On Saturday night, the New York City Opera performed Anna Nicole, a musical work making its American premiere. In the words of the New York Times, it was about “yes, that Anna Nicole” — the model and reality TV star who died in 2007.
Anna Nicole was the first production of the company’s season, and it received good reviews. It is also, however, likely the opera company’s final production, ever.
The opera company’s closing is a tragedy by itself — the death of an egalitarian institution in profoundly un-egalitarian times. But for those interested in the culture enabled by and built around the Internet, the company’s story also exemplifies the failures of Kickstarter.

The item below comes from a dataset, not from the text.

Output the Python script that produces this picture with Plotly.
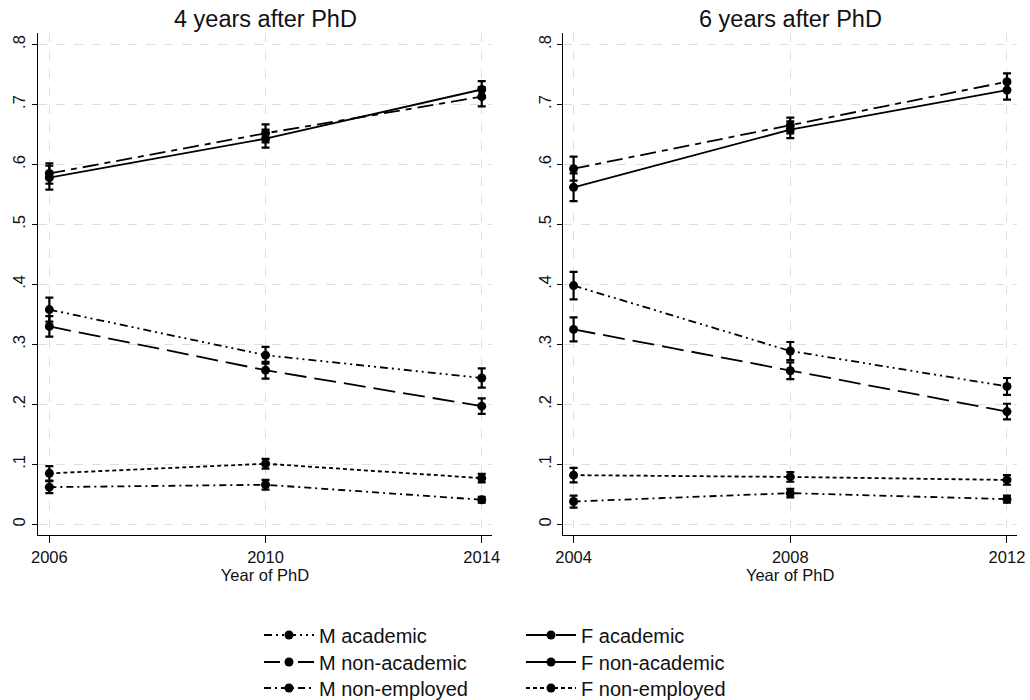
import plotly.graph_objects as go

# ---- data ----
years_4 = [2006, 2010, 2014]
years_6 = [2004, 2008, 2012]

series_names = ["M academic", "M non-academic", "M non-employed",
                "F academic", "F non-academic", "F non-employed"]

# 4 years after PhD
m_acad_4 = [0.358, 0.282, 0.244]
m_acad_4_err = [0.020, 0.014, 0.016]
m_nonacad_4 = [0.585, 0.652, 0.713]
m_nonacad_4_err = [0.017, 0.015, 0.016]
m_nonemp_4 = [0.062, 0.066, 0.041]
m_nonemp_4_err = [0.010, 0.008, 0.005]
f_acad_4 = [0.330, 0.257, 0.197]
f_acad_4_err = [0.017, 0.014, 0.013]
f_nonacad_4 = [0.578, 0.643, 0.725]
f_nonacad_4_err = [0.020, 0.015, 0.014]
f_nonemp_4 = [0.085, 0.101, 0.077]
f_nonemp_4_err = [0.012, 0.008, 0.007]

# 6 years after PhD
m_acad_6 = [0.398, 0.289, 0.230]
m_acad_6_err = [0.023, 0.015, 0.014]
m_nonacad_6 = [0.593, 0.665, 0.738]
m_nonacad_6_err = [0.020, 0.013, 0.014]
m_nonemp_6 = [0.038, 0.052, 0.042]
m_nonemp_6_err = [0.010, 0.007, 0.006]
f_acad_6 = [0.325, 0.256, 0.188]
f_acad_6_err = [0.020, 0.014, 0.013]
f_nonacad_6 = [0.562, 0.658, 0.724]
f_nonacad_6_err = [0.023, 0.014, 0.016]
f_nonemp_6 = [0.082, 0.079, 0.074]
f_nonemp_6_err = [0.012, 0.008, 0.008]

y_ticks = [0, 0.1, 0.2, 0.3, 0.4, 0.5, 0.6, 0.7, 0.8]
y_ticktext = ["0", ".1", ".2", ".3", ".4", ".5", ".6", ".7", ".8"]
panel_titles = ["4 years after PhD", "6 years after PhD"]
x_title = "Year of PhD"

# ---- styles ----
dashes = {
    "M academic": "8px,4px,2px,4px,2px,4px",
    "M non-academic": "16px,6px,6px,6px",
    "M non-employed": "7px,4px,2px,4px",
    "F academic": "22px,8px",
    "F non-academic": "solid",
    "F non-employed": "4px,3px",
}

panel4 = {
    "M academic": (m_acad_4, m_acad_4_err),
    "M non-academic": (m_nonacad_4, m_nonacad_4_err),
    "M non-employed": (m_nonemp_4, m_nonemp_4_err),
    "F academic": (f_acad_4, f_acad_4_err),
    "F non-academic": (f_nonacad_4, f_nonacad_4_err),
    "F non-employed": (f_nonemp_4, f_nonemp_4_err),
}
panel6 = {
    "M academic": (m_acad_6, m_acad_6_err),
    "M non-academic": (m_nonacad_6, m_nonacad_6_err),
    "M non-employed": (m_nonemp_6, m_nonemp_6_err),
    "F academic": (f_acad_6, f_acad_6_err),
    "F non-academic": (f_nonacad_6, f_nonacad_6_err),
    "F non-employed": (f_nonemp_6, f_nonemp_6_err),
}

W, H = 1030, 700
ml, mr, mt, mb = 38, 13, 33, 165
pw = W - ml - mr
ph = H - mt - mb

def px_x(p):
    return (p - ml) / pw

def px_y(p):
    return (H - mb - p) / ph

FONT = "Arial, Liberation Sans, sans-serif"

# one legend box per entry: (left px, row centre px)
legend_pos = {
    "M academic": (259, 635), "M non-academic": (259, 662), "M non-employed": (259, 688),
    "F academic": (521, 635), "F non-academic": (521, 662), "F non-employed": (521, 688),
}
legend_ids = {name: ("legend" if i == 0 else f"legend{i + 1}")
              for i, name in enumerate(series_names)}

fig = go.Figure()

for pi, (years, data, xa, ya) in enumerate([(years_4, panel4, "x", "y"),
                                            (years_6, panel6, "x2", "y2")]):
    for name in series_names:
        vals, errs = data[name]
        fig.add_trace(go.Scatter(
            x=years, y=vals, mode="lines+markers", name=name,
            xaxis=xa, yaxis=ya,
            line=dict(color="black", width=1.8, dash=dashes[name]),
            marker=dict(color="black", size=9),
            error_y=dict(type="data", array=errs, visible=True,
                         color="black", thickness=2.2, width=4),
            showlegend=(pi == 0),
            legend=legend_ids[name],
        ))

axis_common = dict(
    showline=True, linecolor="black", linewidth=1.3, mirror=False,
    ticks="outside", tickcolor="black", tickwidth=1.2,
    showgrid=True, gridcolor="#dedede", griddash="dash", gridwidth=1,
    zeroline=False, automargin=False,
    tickfont=dict(family=FONT, size=16.5, color="#111"),
)

legend_layout = {}
for name in series_names:
    lx, ly = legend_pos[name]
    legend_layout[legend_ids[name]] = dict(
        x=px_x(lx), y=px_y(ly), xanchor="left", yanchor="middle",
        orientation="v", itemwidth=50,
        font=dict(family=FONT, size=20, color="#111"),
        bgcolor="rgba(0,0,0,0)", borderwidth=0)

fig.update_layout(
    width=W, height=H,
    margin=dict(l=ml, r=mr, t=mt, b=mb, autoexpand=False),
    paper_bgcolor="white", plot_bgcolor="white",
    font=dict(family=FONT, color="#111"),
    xaxis=dict(domain=[0, px_x(492)], range=[2005.79, 2014.19],
               tickvals=years_4, ticklen=7,
               title=dict(text=x_title, font=dict(size=16.5), standoff=4),
               **axis_common),
    xaxis2=dict(domain=[px_x(563.3), 1], range=[2003.81, 2012.185],
                tickvals=years_6, ticklen=7,
                title=dict(text=x_title, font=dict(size=16.5), standoff=4),
                **axis_common),
    yaxis=dict(range=[-0.0178, 0.8192], tickvals=y_ticks, ticktext=y_ticktext,
               tickangle=-90, ticklen=5, anchor="x", **axis_common),
    yaxis2=dict(range=[-0.0178, 0.8192], tickvals=y_ticks, ticktext=y_ticktext,
                tickangle=-90, ticklen=5, anchor="x2", **axis_common),
    annotations=[
        dict(text=panel_titles[0], xref="paper", yref="paper",
             x=px_x(265), y=px_y(19), xanchor="center", yanchor="middle",
             showarrow=False, font=dict(family=FONT, size=23.5, color="#111")),
        dict(text=panel_titles[1], xref="paper", yref="paper",
             x=px_x(790), y=px_y(19), xanchor="center", yanchor="middle",
             showarrow=False, font=dict(family=FONT, size=23.5, color="#111")),
    ],
    **legend_layout,
)

fig.write_html("out.html")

Established 70 years ago by Mayor Fiorella La Guardia as “the people’s opera,” the New York City Opera has struggled financially for the last decade. As the Times has reported in a series of stories this month, since 2008, the City Opera has left its longtime home at Lincoln Center, slashed its performance schedule, and borrowed against its endowment. Its endowment, too, now produces less than $200,000 a year, according to the Times. It used to produce millions.
Early in September, City Opera saw an upcoming financial cliff. $20 million was required, it said, for it to be able to fund itself through the year; $7 million was required for the company to survive September. It turned to private donors for much of that amount, but, to raise $1 million, it opened a Kickstarter.
Which makes a little bit of sense. Kickstarter has cachet among a certain young and affluent demographic, a group that arts organizations struggle to reach. Maybe Kickstarter even makes not-having-enough-money-to-be-stable a little cool. City Opera was bootstrapping it.
Its appeal combined start-up rhetoric with an argument for the public good. “For 70 years,” its Kickstarter read:
The People’s Opera – New York City Opera – has focused on producing unique works, showcasing emerging young artists, and educating the next generation of performing arts lovers.
Throughout its history as The People's Opera, NYC Opera has made opera accessible and affordable. And now NYC Opera needs help to produce its upcoming season.
But can you really raise money for an opera company through a Kickstarter, though?
The answer — at least for this large an amount, in this city — appears to be no. With 12 hours to go, City Opera has raised only $286,440 from its Kickstarter, more than $700,000 short of its goal. The company might even announce bankruptcy proceedings before the goal ends. The Kickstarter failed to attract the major attention that it needed to “be a thing”; the young, solvent donors associated with Kickstarter did not toss sufficient funds at the company.
Will Robin, a critic and musicologist (and a friend of mine), doubted the Kickstarter’s success from the beginning:
Isn't raising $1M via Kickstarter a gross over-estimation for an opera company? Most of the $1M+ Kickstarters are for tech— Will Robin (@seatedovation) September 8, 2013
He’s right. Massively successful Kickstarter campaigns tend to be two things. Check this list of million-dollar Kickstarters from May, and you’ll see either media projects, in which patrons essentially fund the production of an album or movie in return for a future copy (like they did for the Veronica Mars movie), or gadgetry, which, again, patrons fund to develop in return for an eventual copy. Though Kickstarter’s leaders clarified a year ago that “Kickstarter is not a store”, its most successful projects tend to be, well, a bit quid pro quo.
Those projects also tend to support anyone, anywhere. Kickstarter’s advantage is its geographical distribution; it’s hard to benefit from that variance when you’re an arts organization which benefits one region and municipality in particular.
Kickstarter is large and important. It makes many difficult things easier, and it has brought into the world some projects which wouldn’t have otherwise existed. Perhaps other urban arts groups, seeking smaller sums, find more success with it. But, for a local arts institution, large and important itself, Kickstarter cannot replace — Kickstarter can barely even supplement — local philanthropy, a strong endowment, and an economic environment kind to organizations which seek to be “of the people.”